[Mono-list] Determine what's using CPU
Dave Curylo
curylod at asme.org
Tue Apr 9 22:39:27 UTC 2013
Yes, I meant that top -H was showing me several ~20 threads for my process (I could spot them right away since it's the only process running mono-sgen), but the stack dump only listed 4. Are the rest just idle in the thread pool or something so they aren't shown?

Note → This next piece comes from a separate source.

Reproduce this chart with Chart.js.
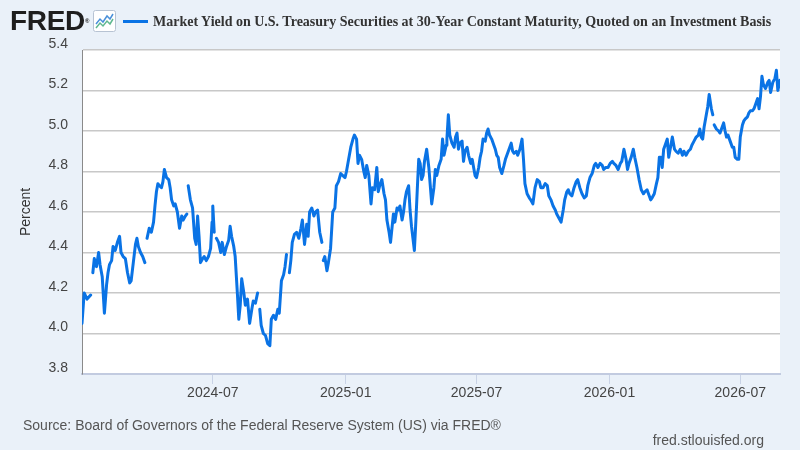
<!DOCTYPE html>
<html>
<head>
<meta charset="utf-8">
<script src="https://cdn.jsdelivr.net/npm/chart.js@4.4.1/dist/chart.umd.min.js"></script>
<style>
html,body{margin:0;padding:0;background:#eaf1f9;}
#wrap{position:relative;width:800px;height:450px;overflow:hidden;font-family:"Liberation Sans",Arial,sans-serif;}
#c{position:absolute;left:0;top:0;}
#logo{position:absolute;left:10px;top:7px;font:bold 28px/28px "Liberation Sans",Arial,sans-serif;color:#1e1e1e;letter-spacing:-0.3px;}
#logo sup{font-size:6px;vertical-align:bottom;letter-spacing:0;}
#icon{position:absolute;left:93px;top:10px;}
#legline{position:absolute;left:123px;top:20px;width:25px;height:3px;background:#0a73e5;}
#title{position:absolute;left:153px;top:14px;font:bold 14px/16px "Liberation Serif","Times New Roman",serif;color:#333;white-space:nowrap;}
#src{position:absolute;left:23px;top:417px;font:14px/16px "Liberation Sans",Arial,sans-serif;color:#555;white-space:nowrap;}
#site{position:absolute;right:36px;top:432px;font:14px/16px "Liberation Sans",Arial,sans-serif;color:#555;white-space:nowrap;}
</style>
</head>
<body>
<div id="wrap">
<canvas id="c" width="800" height="450"></canvas>
<div id="logo">FRED<sup>®</sup></div>
<svg id="icon" width="23" height="22" viewBox="0 0 23 22"><rect x="0.5" y="0.5" width="22" height="21" rx="2" fill="#fff" stroke="#b7c3d3"/><polyline points="3,14 7,9 10,12 14,6 17,9 20,4" fill="none" stroke="#4a90d9" stroke-width="1.5"/><polyline points="3,18 7,13 10,16 14,11 17,14 20,9" fill="none" stroke="#5fb88f" stroke-width="1.5"/></svg>
<div id="legline"></div>
<div id="title">Market Yield on U.S. Treasury Securities at 30-Year Constant Maturity, Quoted on an Investment Basis</div>
<div id="src">Source: Board of Governors of the Federal Reserve System (US) via FRED®</div>
<div id="site">fred.stlouisfed.org</div>
</div>
<script>
// ---- data (null = missing observation, line break) ----
const dates = [
'2024-01-02','2024-01-05','2024-01-09','2024-01-14','2024-01-16',
'2024-01-17','2024-01-19','2024-01-22','2024-01-25','2024-01-27','2024-01-30','2024-02-02','2024-02-05','2024-02-07','2024-02-09',
'2024-02-12','2024-02-14','2024-02-17','2024-02-20','2024-02-23','2024-02-25','2024-02-28','2024-03-02','2024-03-05','2024-03-08',
'2024-03-10','2024-03-13','2024-03-16','2024-03-18','2024-03-20','2024-03-23','2024-03-26','2024-03-29','2024-03-30',
'2024-04-01','2024-04-04','2024-04-07','2024-04-10','2024-04-12','2024-04-14','2024-04-16','2024-04-18','2024-04-21','2024-04-23',
'2024-04-25','2024-04-28','2024-05-01','2024-05-03','2024-05-05','2024-05-08','2024-05-10','2024-05-13','2024-05-16','2024-05-19',
'2024-05-21','2024-05-24','2024-05-26','2024-05-27',
'2024-05-28','2024-05-31','2024-06-03','2024-06-06','2024-06-08','2024-06-10','2024-06-12','2024-06-14','2024-06-17','2024-06-19',
'2024-06-22','2024-06-25','2024-06-28','2024-06-30','2024-07-01','2024-07-03','2024-07-05',
'2024-07-06','2024-07-09','2024-07-12','2024-07-14','2024-07-17','2024-07-20','2024-07-23','2024-07-25','2024-07-27','2024-07-30',
'2024-08-01','2024-08-04','2024-08-06','2024-08-08','2024-08-10','2024-08-13','2024-08-15','2024-08-18','2024-08-21','2024-08-24',
'2024-08-26','2024-08-29','2024-09-01','2024-09-02',
'2024-09-04','2024-09-06','2024-09-09','2024-09-12','2024-09-15','2024-09-18','2024-09-20','2024-09-23','2024-09-26','2024-09-29',
'2024-10-01','2024-10-04','2024-10-07','2024-10-09','2024-10-11','2024-10-13',
'2024-10-15','2024-10-17','2024-10-19','2024-10-22','2024-10-25','2024-10-28','2024-10-31','2024-11-02','2024-11-05','2024-11-08',
'2024-11-10','2024-11-12','2024-11-15','2024-11-18','2024-11-20','2024-11-23','2024-11-26','2024-11-29','2024-11-30',
'2024-12-01','2024-12-03','2024-12-06','2024-12-08','2024-12-11','2024-12-14','2024-12-17','2024-12-19','2024-12-22','2024-12-25',
'2024-12-28','2024-12-31','2025-01-02','2025-01-05','2025-01-08','2025-01-11','2025-01-13','2025-01-16','2025-01-18','2025-01-20',
'2025-01-23','2025-01-26','2025-01-28','2025-01-30','2025-02-02','2025-02-05','2025-02-07','2025-02-10','2025-02-13','2025-02-15',
'2025-02-17','2025-02-20','2025-02-23','2025-02-25','2025-02-27','2025-03-02','2025-03-04','2025-03-06','2025-03-08','2025-03-10',
'2025-03-13','2025-03-15','2025-03-17','2025-03-20','2025-03-22','2025-03-24','2025-03-26','2025-03-29','2025-03-31','2025-04-02',
'2025-04-04','2025-04-06','2025-04-08','2025-04-10','2025-04-12','2025-04-14','2025-04-16','2025-04-18','2025-04-20','2025-04-23',
'2025-04-26','2025-04-28','2025-04-30','2025-05-03','2025-05-05','2025-05-07','2025-05-10','2025-05-13','2025-05-15','2025-05-17',
'2025-05-20','2025-05-21','2025-05-23','2025-05-25','2025-05-28','2025-05-31','2025-06-02','2025-06-04','2025-06-06','2025-06-08',
'2025-06-11','2025-06-13','2025-06-15','2025-06-18','2025-06-20','2025-06-23','2025-06-25','2025-06-27','2025-06-29','2025-07-01',
'2025-07-04','2025-07-06','2025-07-08','2025-07-10','2025-07-13','2025-07-15','2025-07-17','2025-07-19','2025-07-22','2025-07-25',
'2025-07-27','2025-07-29','2025-07-31','2025-08-02','2025-08-05','2025-08-08','2025-08-10','2025-08-12','2025-08-15','2025-08-18',
'2025-08-20','2025-08-22','2025-08-25','2025-08-27','2025-08-30','2025-09-02','2025-09-04','2025-09-06','2025-09-09','2025-09-12',
'2025-09-14','2025-09-17','2025-09-20','2025-09-23','2025-09-26','2025-09-28','2025-10-01','2025-10-04','2025-10-07','2025-10-09',
'2025-10-12','2025-10-15','2025-10-18','2025-10-20','2025-10-23','2025-10-26','2025-10-29','2025-10-31','2025-11-03','2025-11-05',
'2025-11-07','2025-11-10','2025-11-13','2025-11-16','2025-11-18','2025-11-21','2025-11-24','2025-11-27','2025-11-30','2025-12-02',
'2025-12-05','2025-12-08','2025-12-11','2025-12-13','2025-12-16','2025-12-19','2025-12-22','2025-12-24','2025-12-27','2025-12-30',
'2026-01-02','2026-01-05','2026-01-07','2026-01-10','2026-01-13','2026-01-16','2026-01-18','2026-01-21','2026-01-24','2026-01-26',
'2026-01-28','2026-01-31','2026-02-03','2026-02-05','2026-02-08','2026-02-11','2026-02-14','2026-02-17','2026-02-19','2026-02-22',
'2026-02-25','2026-02-27','2026-03-01','2026-03-04','2026-03-07','2026-03-09','2026-03-11','2026-03-13','2026-03-15','2026-03-17',
'2026-03-19','2026-03-22','2026-03-24','2026-03-26','2026-03-29','2026-04-01','2026-04-03','2026-04-06','2026-04-09','2026-04-12',
'2026-04-14','2026-04-17','2026-04-20','2026-04-23','2026-04-25','2026-04-28','2026-05-01','2026-05-04','2026-05-06','2026-05-08',
'2026-05-10','2026-05-12','2026-05-15','2026-05-17','2026-05-19','2026-05-22','2026-05-24','2026-05-25',
'2026-05-26','2026-05-29','2026-06-01','2026-06-03','2026-06-06','2026-06-08','2026-06-10','2026-06-12','2026-06-14','2026-06-17',
'2026-06-20','2026-06-22','2026-06-24','2026-06-27','2026-06-29','2026-07-01','2026-07-04','2026-07-06','2026-07-08','2026-07-11',
'2026-07-13','2026-07-15','2026-07-18','2026-07-20','2026-07-22','2026-07-25','2026-07-27','2026-07-29','2026-07-31','2026-08-02',
'2026-08-05','2026-08-08','2026-08-10','2026-08-12','2026-08-15','2026-08-18','2026-08-20','2026-08-22','2026-08-25'
];
const yields = [
4.05,4.20,4.17,4.19,null,
4.30,4.37,4.33,4.40,4.34,4.28,4.10,4.24,4.30,4.34,
4.36,4.43,4.41,4.45,4.48,4.40,4.38,4.37,4.30,4.25,
4.26,4.35,4.44,4.47,4.43,4.40,4.38,4.35,null,
4.47,4.52,4.50,4.55,4.63,4.70,4.74,4.73,4.72,4.75,
4.81,4.77,4.76,4.72,4.66,4.63,4.64,4.60,4.52,4.58,
4.56,4.58,4.59,null,
4.73,4.66,4.62,4.47,4.44,4.58,4.48,4.35,4.37,4.38,
4.36,4.38,4.42,4.55,4.63,4.50,null,
4.47,4.45,4.40,4.45,4.39,4.43,4.46,4.53,4.48,4.43,
4.38,4.20,4.07,4.14,4.27,4.20,4.14,4.17,4.05,4.12,
4.16,4.15,4.20,null,
4.12,4.04,4.00,3.99,3.95,3.94,4.07,4.09,4.07,4.12,
4.10,4.26,4.29,4.33,4.39,null,
4.30,4.36,4.45,4.49,4.50,4.47,4.52,4.56,4.44,4.54,
4.48,4.60,4.62,4.58,4.60,4.61,4.50,4.45,null,
4.36,4.38,4.31,4.35,4.42,4.60,4.62,4.73,4.75,4.79,
4.78,4.77,4.80,4.86,4.92,4.96,4.98,4.96,4.84,4.88,
4.86,4.80,4.77,4.83,4.78,4.64,4.72,4.71,4.82,4.70,
4.73,4.76,4.69,4.66,4.56,4.50,4.45,4.52,4.59,4.55,
4.62,4.61,4.63,4.56,4.60,4.66,4.70,4.73,4.61,4.53,
4.47,4.41,4.55,4.71,4.86,4.84,4.76,4.78,4.85,4.91,
4.82,4.73,4.64,4.72,4.81,4.78,4.83,4.86,4.96,4.88,
4.93,4.96,5.08,4.98,4.94,4.92,4.97,4.99,4.91,4.94,
4.95,4.85,4.90,4.92,4.88,4.84,4.86,4.82,4.78,4.77,
4.82,4.87,4.90,4.96,4.95,4.99,5.01,4.98,4.96,4.93,
4.91,4.88,4.87,4.82,4.79,4.83,4.86,4.88,4.91,4.94,
4.90,4.89,4.90,4.88,4.91,4.96,4.86,4.74,4.69,4.67,
4.66,4.64,4.72,4.76,4.75,4.72,4.72,4.74,4.73,4.68,
4.66,4.63,4.61,4.59,4.57,4.55,4.61,4.66,4.70,4.71,
4.69,4.68,4.72,4.75,4.76,4.72,4.69,4.67,4.68,4.73,
4.77,4.79,4.83,4.84,4.82,4.84,4.83,4.81,4.82,4.82,
4.84,4.85,4.84,4.83,4.81,4.84,4.85,4.91,4.86,4.81,
4.84,4.87,4.91,4.87,4.82,4.76,4.71,4.69,4.70,4.71,
4.68,4.66,4.67,4.69,4.74,4.77,4.87,4.87,4.82,4.91,
4.93,4.96,4.87,4.91,4.97,4.91,4.90,4.89,4.91,4.88,
4.90,4.88,4.90,4.91,4.93,4.95,4.97,4.98,5.01,4.97,
4.96,5.02,5.08,5.12,5.18,5.11,5.08,null,
5.03,5.01,5.00,4.99,5.02,5.04,5.00,4.97,4.98,4.95,
4.92,4.92,4.87,4.86,4.86,4.97,5.03,5.05,5.06,5.07,
5.09,5.10,5.10,5.11,5.13,5.16,5.11,5.17,5.27,5.23,
5.21,5.24,5.25,5.19,5.24,5.26,5.30,5.20,5.25
];
const tickDates = ['2024-07-01','2025-01-01','2025-07-01','2026-01-01','2026-07-01'];
const tickLabels = ['2024-07','2025-01','2025-07','2026-01','2026-07'];
const yTickValues = [3.8,4.0,4.2,4.4,4.6,4.8,5.0,5.2,5.4];
const yMin = 3.8, yMax = 5.4;
const seriesName = 'Market Yield on U.S. Treasury Securities at 30-Year Constant Maturity, Quoted on an Investment Basis';

// ---- build ----
const DAY = 86400000;
const toDay = s => Date.parse(s + 'T00:00:00Z') / DAY;
const points = dates.map((d, i) => ({ x: toDay(d), y: yields[i] }));
const tickDays = tickDates.map(toDay);

const plotBg = {
  id: 'plotBg',
  beforeDraw(chart) {
    const { ctx, chartArea: a } = chart;
    ctx.save();
    ctx.fillStyle = '#ffffff';
    ctx.fillRect(a.left, a.top, a.right - a.left, a.bottom - a.top);
    ctx.restore();
  }
};

new Chart(document.getElementById('c'), {
  type: 'line',
  data: {
    datasets: [{
      label: seriesName,
      data: points,
      borderColor: '#0a73e5',
      borderWidth: 3,
      borderJoinStyle: 'round',
      borderCapStyle: 'round',
      pointRadius: 0,
      tension: 0,
      spanGaps: false,
      fill: false
    }]
  },
  options: {
    responsive: false,
    animation: false,
    devicePixelRatio: 1,
    layout: { padding: { top: 50, right: 20, left: 0, bottom: 0 } },
    plugins: { legend: { display: false }, tooltip: { enabled: false } },
    scales: {
      x: {
        type: 'linear',
        min: toDay(dates[0]),
        max: toDay(dates[dates.length - 1]),
        afterBuildTicks: s => { s.ticks = tickDays.map(v => ({ value: v })); },
        afterFit: s => { s.height = 76; },
        grid: { drawOnChartArea: false, drawTicks: true, tickLength: 10, color: '#c9d3e6', lineWidth: 1 },
        border: { display: true, color: '#c2cbe0', width: 2 },
        ticks: {
          autoSkip: false, maxRotation: 0, padding: 1,
          color: '#444', font: { family: '"Liberation Sans", Arial, sans-serif', size: 14 },
          callback: v => { const i = tickDays.indexOf(v); return i >= 0 ? tickLabels[i] : ''; }
        }
      },
      y: {
        min: yMin, max: yMax,
        afterBuildTicks: s => { s.ticks = yTickValues.map(v => ({ value: v })); },
        afterFit: s => { s.width = 82; },
        grid: { drawTicks: false, color: '#c8c8c8', lineWidth: 1.6 },
        border: { display: true, color: '#8a8a8a', width: 1 },
        ticks: {
          padding: 14, labelOffset: -6,
          color: '#444', font: { family: '"Liberation Sans", Arial, sans-serif', size: 14 },
          callback: v => v.toFixed(1)
        },
        title: {
          display: true, text: 'Percent', color: '#333',
          font: { family: '"Liberation Sans", Arial, sans-serif', size: 14 },
          padding: { top: 17.6, bottom: 0 }
        }
      }
    }
  },
  plugins: [plotBg]
});
</script>
</body>
</html>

On Apr 9, 2013, at 4:37 PM, David Evans wrote:
> top shows you all processes and their threads by default. If you’d like to constrain it to only show you information about a particular process then that is an option too. In linux –p with the process id should restrict output to just that process. Or when listing threads it will then only show you threads within that process. There are some other options to customize top output if you dig into the docs but probably that’s all you need.
>
> From: Dave Curylo [mailto:dacurylo at gmail.com] On Behalf Of Dave Curylo
> Sent: Tuesday, April 09, 2013 10:55 AM
> To: Rodrigo Kumpera
> Cc: David Evans; mono-list at lists.ximian.com
> Subject: Re: [Mono-list] Determine what's using CPU
>
> Thanks Rodrigo and David, this was helpful, this points me to code that could be the issue. One concern, though, when I use kill -QUIT, my stack dump only shows 4 threads, but when I use top -H, I see many more (about 20). Where are the rest of the threads listed?
>
> On Apr 9, 2013, at 12:41 PM, Rodrigo Kumpera wrote:
>
>
> You can try to use kill -QUIT to ask mono to produce a full stack dump to stderr.
>
>
> On Tue, Apr 9, 2013 at 12:14 PM, David Evans <devans at pacificbiosciences.com> wrote:
> I usually use "top -H" to get the thread id of the thread that is hogging the CPU. Then I use "top" to get the process id, then connect to that process using gdb and use "info threads" to find the thread number for the thread id that was hogging the CPU. Then I switch to that thread and back trace to see what it's doing, sometimes continuing and breaking a few times as a poor man's sample of different stack traces for what it's doing.
>
> There are probably better ways of doing this, but that's the simple approach I've used with gdb.
>
> -----Original Message-----
> From: mono-list-bounces at lists.ximian.com [mailto:mono-list-bounces at lists.ximian.com] On Behalf Of Dave Curylo
> Sent: Tuesday, April 09, 2013 8:20 AM
> To: mono-list at lists.ximian.com
> Subject: [Mono-list] Determine what's using CPU
>
> I have a process that sporadically becomes unresponsive and starts using a lot of CPU. Before I thought this was a GC issue, and switched to sgen, but the issue is still there. I've use gdb with "thread apply all bk" in the past, which pointed me to the GC issues, but now it appears GC isn't really the problem. Is there some other way to see what is causing the high CPU in gdb or is my only option to start the process with the mono profiler attached?